Buona complessivamente la parte musicale. Il Conte (Simone Alberghini) e la Contessa (Mariangela Sicilia) danno vita a una convincente coppia di sposi un po' stanchi ma in fondo disposti a farsi travolgere dalla corrente elettrica dell'eros quando ne vengono sfiorati. Figaro è l'ottimo Alessandro Luongo, bravo a disegnare un personaggio tanto furbo e fiducioso nella propria capacità di trarre vantaggio dagli innumerevoli imprevisti, quanto fragile quando viene investito dai dubbi sulla sua compagna. Susanna è Maria Mudryak, vocalmente impeccabile e puntualissima nel disegnare l'unico personaggio, forse, che non perda mai il filo delle macchinazioni incrociate. Apprezzabili anche Cherubino (Paola Gardina), Marcellina (Laura Cherici), Bartolo (Emanuele Cordaro), Basilio (Bruno Lazzaretti), Curzio (Giorgio Trucco), Barbarina (Daniela Cappiello), Antonio (Matteo Peirone).

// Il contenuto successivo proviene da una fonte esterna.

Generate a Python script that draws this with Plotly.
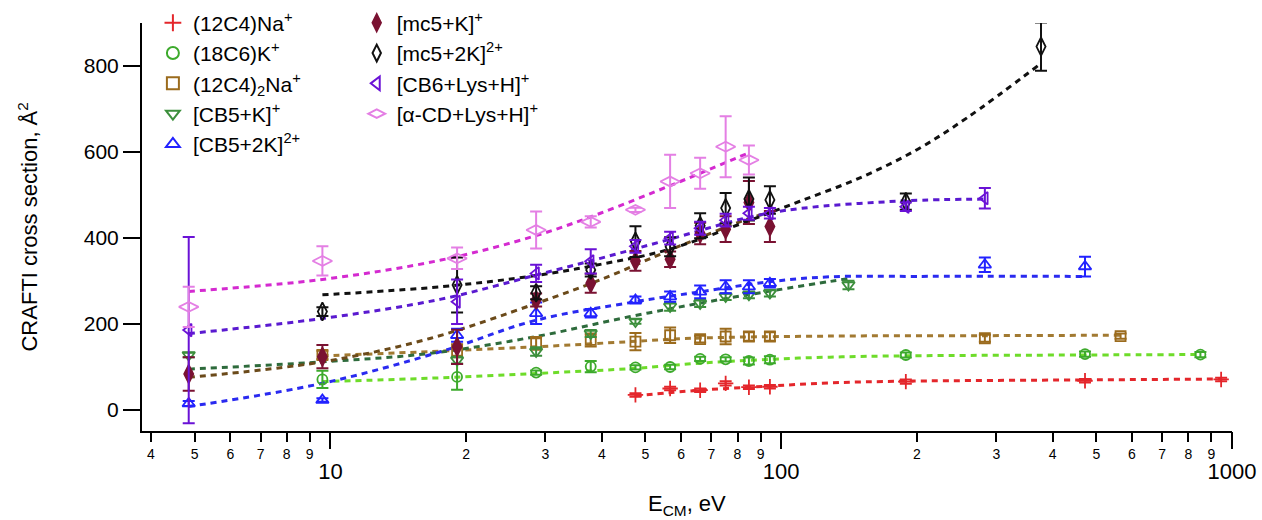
import plotly.graph_objects as go

# ---------------- data ----------------
na_x = [47.5, 56.7, 66.1, 75.3, 84.8, 94.4, 189, 472, 946]
na_y = [34, 49, 45, 61, 52, 53, 65, 67, 70]
na_e = [4, 4, 4, 5, 4, 4, 5, 4, 4]

k18_x = [9.6, 19.1, 28.6, 37.8, 47.5, 56.7, 66.1, 75.3, 84.8, 94.4, 189, 472, 851]
k18_y = [70, 76, 86, 100, 98, 99, 118, 117, 113, 116, 127, 129, 128]
k18_e = [20, 30, 5, 13, 5, 5, 5, 5, 8, 8, 6, 6, 6]

na2_x = [9.6, 19.1, 28.6, 37.8, 47.5, 56.7, 66.1, 75.3, 84.8, 94.4, 283, 566]
na2_y = [127, 137, 154, 162, 158, 173, 164, 170, 170, 170, 166, 171]
na2_e = [10, 15, 15, 15, 20, 18, 8, 18, 10, 10, 8, 6]

cb5k_x = [4.85, 19.1, 28.6, 37.8, 47.5, 56.7, 66.1, 75.3, 84.8, 94.4, 141]
cb5k_y = [127, 115, 135, 177, 205, 240, 247, 263, 267, 271, 290]
cb5k_e = [5, 8, 10, 8, 5, 10, 8, 8, 8, 8, 10]

cb52k_x = [4.85, 9.6, 19.1, 28.6, 37.8, 47.5, 56.7, 66.1, 75.3, 84.8, 94.4, 283, 472]
cb52k_y = [14, 22, 173, 224, 224, 255, 263, 274, 286, 286, 294, 337, 333]
cb52k_e = [6, 4, 15, 25, 10, 8, 12, 15, 15, 15, 10, 17, 23]

mc5k_x = [4.85, 9.6, 19.1, 28.6, 37.8, 47.5, 56.7, 66.1, 75.3, 84.8, 94.4]
mc5k_y = [83, 123, 146, 255, 294, 346, 350, 410, 420, 482, 426]
mc5k_e = [39, 27, 40, 15, 22, 23, 18, 25, 30, 50, 36]

mc52k_x = [9.6, 19.1, 28.6, 37.8, 47.5, 56.7, 66.1, 75.3, 84.8, 94.4, 189, 377]
mc52k_y = [228, 290, 272, 325, 391, 379, 428, 469, 490, 488, 484, 845]
mc52k_e = [10, 64, 15, 15, 36, 22, 29, 35, 50, 32, 19, 56]

cb6_x = [4.85, 19.1, 28.6, 37.8, 47.5, 56.7, 66.1, 75.3, 84.8, 94.4, 189, 283]
cb6_y = [185, 251, 317, 345, 380, 399, 422, 441, 457, 457, 472, 492]
cb6_e = [217, 52, 20, 28, 15, 15, 15, 15, 15, 12, 10, 24]

acd_x = [4.85, 9.6, 19.1, 28.6, 37.8, 47.5, 56.7, 66.1, 75.3, 84.8]
acd_y = [239, 346, 352, 418, 437, 465, 531, 550, 612, 581]
acd_e = [47, 34, 25, 43, 13, 5, 62, 36, 71, 34]

# dashed fit curves
fit_na_x = [47.5, 66, 95, 128, 189, 472, 946]
fit_na_y = [32, 45, 55, 62, 66, 69, 71]
fit_k18_x = [9.6, 16.7, 28.6, 47.5, 66, 95, 128, 189, 472, 851]
fit_k18_y = [65, 73, 84, 96, 108, 117, 122, 125, 127, 128]
fit_na2_x = [9.6, 16.7, 28.6, 46, 64, 128, 283, 566]
fit_na2_y = [125, 135, 146, 158, 166, 171, 172, 173]
fit_cb5k_x = [4.85, 9.6, 16.7, 28.6, 46, 75, 128, 141]
fit_cb5k_y = [94, 111, 131, 170, 216, 258, 298, 305]
fit_cb52k_x = [4.85, 9.6, 17.6, 28.6, 47.5, 66, 95, 128, 200, 472]
fit_cb52k_y = [7, 61, 135, 208, 251, 274, 298, 309, 310, 310]
fit_mc5k_x = [4.85, 9.6, 16.7, 28.6, 39.7, 56.6, 66, 75.6, 85, 95]
fit_mc5k_y = [75, 111, 166, 247, 302, 371, 400, 425, 445, 460]
fit_mc52k_x = [9.6, 17.6, 28.6, 39.7, 56, 85, 110, 150, 200, 259, 377]
fit_mc52k_y = [267, 286, 312, 338, 372, 440, 485, 540, 605, 680, 806]
fit_cb6_x = [4.85, 9.6, 17.6, 28.6, 39.7, 56, 85, 110, 189, 283]
fit_cb6_y = [177, 212, 257, 313, 352, 395, 448, 468, 486, 490]
fit_acd_x = [4.85, 9.6, 17.6, 28.6, 39.7, 56.6, 66.1, 84.9]
fit_acd_y = [275, 303, 348, 405, 457, 521, 550, 598]

x_minor_vals = [4, 5, 6, 7, 8, 9, 20, 30, 40, 50, 60, 70, 80, 90,
                200, 300, 400, 500, 600, 700, 800, 900]
x_minor_text = ["4", "5", "6", "7", "8", "9", "2", "3", "4", "5", "6", "7", "8", "9",
                "2", "3", "4", "5", "6", "7", "8", "9"]
x_decades = [10, 100, 1000]
x_decade_text = ["10", "100", "1000"]
y_tick_vals = [0, 200, 400, 600, 800]

FONT = "Liberation Sans, Arial, Helvetica, sans-serif"

series = [
    # name, x, y, err, symbol, size, marker color, line color, fit x, fit y, legend
    ("(12C4)Na<sup>+</sup>", na_x, na_y, na_e, "cross-thin-open", 11, "#e4262b", "#e4262b", fit_na_x, fit_na_y, "legend"),
    ("(18C6)K<sup>+</sup>", k18_x, k18_y, k18_e, "circle-open", 10, "#3daa2c", "#6edc2a", fit_k18_x, fit_k18_y, "legend"),
    ("(12C4)<sub>2</sub>Na<sup>+</sup>", na2_x, na2_y, na2_e, "square-open", 10, "#9b6b1d", "#a27a32", fit_na2_x, fit_na2_y, "legend"),
    ("[CB5+K]<sup>+</sup>", cb5k_x, cb5k_y, cb5k_e, "triangle-down-open", 11, "#3c8f3c", "#2e6b3c", fit_cb5k_x, fit_cb5k_y, "legend"),
    ("[CB5+2K]<sup>2+</sup>", cb52k_x, cb52k_y, cb52k_e, "triangle-up-open", 11, "#2222ff", "#2a2af0", fit_cb52k_x, fit_cb52k_y, "legend"),
    ("[mc5+K]<sup>+</sup>", mc5k_x, mc5k_y, mc5k_e, "diamond-tall", 13, "#7a1232", "#6b4a1a", fit_mc5k_x, fit_mc5k_y, "legend2"),
    ("[mc5+2K]<sup>2+</sup>", mc52k_x, mc52k_y, mc52k_e, "diamond-tall-open", 13, "#111111", "#111111", fit_mc52k_x, fit_mc52k_y, "legend2"),
    ("[CB6+Lys+H]<sup>+</sup>", cb6_x, cb6_y, cb6_e, "triangle-left-open", 11, "#6a12d6", "#5a1ad0", fit_cb6_x, fit_cb6_y, "legend2"),
    ("[α-CD+Lys+H]<sup>+</sup>", acd_x, acd_y, acd_e, "diamond-wide-open", 14, "#e47fe4", "#d42ad0", fit_acd_x, fit_acd_y, "legend2"),
]

fig = go.Figure()

# fit lines first (behind markers)
for name, x, y, e, sym, sz, mc, lc, fx, fy, lg in series:
    fig.add_trace(go.Scatter(
        x=fx, y=fy, mode="lines", line=dict(color=lc, width=3, dash="6px,5px", shape="spline"),
        showlegend=False, hoverinfo="skip"))

for name, x, y, e, sym, sz, mc, lc, fx, fy, lg in series:
    fig.add_trace(go.Scatter(
        x=x, y=y, mode="markers", name=name, legend=lg,
        marker=dict(symbol=sym, size=sz, color=mc, line=dict(color=mc, width=1.8)),
        error_y=dict(type="data", array=e, visible=True, color=mc, thickness=2, width=6)))

# empty trace to carry the decade-label axis
fig.add_trace(go.Scatter(x=[], y=[], xaxis="x2", showlegend=False, hoverinfo="skip"))

fig.update_layout(
    width=1262, height=520,
    margin=dict(l=142, r=30, t=23, b=89, autoexpand=False),
    paper_bgcolor="white", plot_bgcolor="white",
    font=dict(family=FONT, color="black"),
    xaxis=dict(type="log", range=[0.5821, 3.0], showgrid=False, zeroline=False, automargin=False,
               showline=True, linecolor="black", linewidth=2,
               tickmode="array", tickvals=x_minor_vals, ticktext=x_minor_text,
               ticks="outside", ticklen=9, tickwidth=2, tickcolor="black",
               tickfont=dict(size=14, family=FONT, color="black")),
    xaxis2=dict(type="log", range=[0.5821, 3.0], overlaying="x", anchor="y", side="bottom",
                showgrid=False, zeroline=False, showline=False, automargin=False,
                tickmode="array", tickvals=x_decades, ticktext=x_decade_text,
                ticks="outside", ticklen=17, tickwidth=2, tickcolor="black",
                ticklabelstandoff=4,
                tickfont=dict(size=22, family=FONT, color="black")),
    yaxis=dict(range=[-50, 900], showgrid=False, zeroline=False, automargin=False,
               showline=True, linecolor="black", linewidth=2,
               tickmode="array", tickvals=y_tick_vals,
               ticks="outside", ticklen=17, tickwidth=2, tickcolor="black",
               tickfont=dict(size=21, family=FONT, color="black")),
    legend=dict(x=0.01, y=1.05, xanchor="left", yanchor="top", bgcolor="rgba(0,0,0,0)",
                font=dict(size=21, family=FONT, color="black"), itemsizing="constant"),
    legend2=dict(x=0.197, y=1.05, xanchor="left", yanchor="top", bgcolor="rgba(0,0,0,0)",
                 font=dict(size=21, family=FONT, color="black"), itemsizing="constant"),
    showlegend=True,
    annotations=[
        dict(text="CRAFTI cross section, Å<sup>2</sup>", xref="paper", yref="paper",
             x=-0.105, y=0.5, xanchor="center", yanchor="middle", textangle=-90,
             showarrow=False, font=dict(size=22, family=FONT, color="black")),
        dict(text="E<sub>CM</sub>, eV", xref="paper", yref="paper",
             x=0.5, y=-0.181, xanchor="center", yanchor="middle",
             showarrow=False, font=dict(size=22, family=FONT, color="black")),
    ],
)

fig.write_html("out.html")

Passando con fair play forse eccessivo sopra errori di pura sciatteria dell'Orchestra del Massimo – gli archi riescono a stonare passaggi in prima posizione -, Gabriele Ferro dirige questa folle giornata con la consueta esperienza e puntualità, anche se è discutibile la scelta di riaprire tutti i tagli (l'opera così dura troppo e il quarto atto si sgrana perdendo coerenza drammaturgica). Si potrebbe estendere alla direzione il discorso fatto a proposito di Chiara Muti : una lettura nel complesso convincente con occasionali cadute di gusto. Alcune arie, per esempio “Non so più cosa son, cosa faccio”, tendono a essere troppo nervose, e in generale si nota l'inclinazione di Ferro a risolvere in concitazione un po' fracassona ciò che deve restare tensione, “stretta” nell'accezione tecnica del termine. Anche se si escludono le scene dove chiaramente la regista esagera nel senso della corrività della soluzione, per esempio il ballo di gruppo assolutamente incongruo del finale primo, resta comunque l'impressione generale di una leggera sovradeterminazione nella resa sia da parte della regia che della direzione : come se ci fosse un accordo preventivo tra buca e palco a dire tutto in maniera fin troppo chiara, quasi che per capire lo spettatore non potesse fare da solo ma avesse bisogno di cartelli segnaletici con le istruzioni per l'uso.